The Mindset Of Fear!


As a little boy growing up I was known  to be the fastest runner in the school. However my identity was threatened one day in fifth grade as we were timed running around the black top of the playground. As the class was too big to have us all timed at once we ran in two heats. I ran in the first group and easily outdistanced the kids in my heat. The second heat was won by a girl named Michele; and much to my dismay her time narrowly beat mine. Soon rumors started in the fifth grade that Michele  could beat me in running. The rumors were further fanned when she laid forth a challenge, via another girl, that she would race me anytime I wanted after school to prove it. The fear of losing such a race was not only losing my title as the ‘fastest” kid in the fifth grade, but losing it to a girl would put my manhood  at stake! Days went by and I didn’t respond to the challenge in hopes that it would blow over but the persistent challenger  continued to fan the flames and soon I found that even my most ardent admirers were beginning to doubt my abilities to defend my crown. Soon I came to the conclusion that I must overcome my fear or suffer the magnanimous label of being labeled a “chicken”. I mustered up all my might, communicated the acceptance of the challenge to a girl in my class who then brokered the deal with Michele. The time was set for “right after the bell” the next day, where we would race across the playground, a distance of around one hundred yards. It was a “winner take all” race with no rematch. All the marbles!

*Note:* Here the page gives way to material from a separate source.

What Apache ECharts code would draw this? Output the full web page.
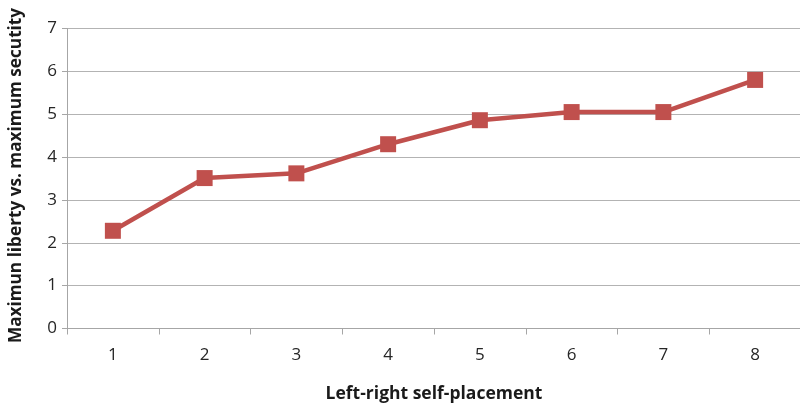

I was nervous all the next day, as I feared that my life and reputation was coming to a quick and dreadful end. The news of the race had been echoed throughout the hallways of my school so that as soon as the bell rang ending the school day, the hills surrounding the playground swelled to overflowing.  (There were probably ten kids there but as time has gone by, and with each telling,  the size of the gallery has now grown to “overflowing”) My heart was pounding as Michele and I lined up to receive instruction from David, my best friend, as to the rules. He would count to three then yell, “Go”. I said a small prayer lined up and listened as David counted, “One, two, three”,  then, “GO!” I’ve never run so hard in my life. At the midway point I could see Michele out of the corner of my eyes. We were even! At that moment some unknown force took over my body and the fear I had been feeling was replaced with a determination that I later credited to the Gods! This unseen power  propelled me onward as I broke away from my tiring challenger and victory easily became mine in the back half of the race.  I had not only won, but I had done so convincingly!  The kids cheered and my name rained down from the gallery!  I basked in the glory of it all! My best friend David summed it up best, when walking home together afterwards, he said, “I never doubted you!” All was well in my world! (My memory of the magnitute of this victory is often challenged by my wife and children).

“As children of our Heavenly Father, we should learn to be happy, to trust in Him, and to not be afraid”. (Pres James Faust Oct 2002 Ensign). In 2 Timothy Paul writes-“for god hath not given us the spirit of fear:but of power, and of love, and of a sound mind”.

Fear can keep us from accomplishing good things. Fear of a calling, fear of teaching, fear of leading, of using our priesthood etc.. Sometimes fear comes from pride. Like the story of racing Michele I was afraid because I was prideful of my talents and I didn’t want to risk losing face with my classmates. Perhaps as adults we fear losing face with our peers. So we hold back and play it safe. We should replace fear(pride) with love. In the first epistle of John it says-“There is no fear in love: but perfect love castest our fear….” We all know the story of David and Golith. David loved the Lord and cast out his fear and was able to slay Golith. Let us all slay our fears and serve in righteousness. May we overcome them and face the challenges that the race of life presents before us. Failure may await us, but without trying success will never be ours.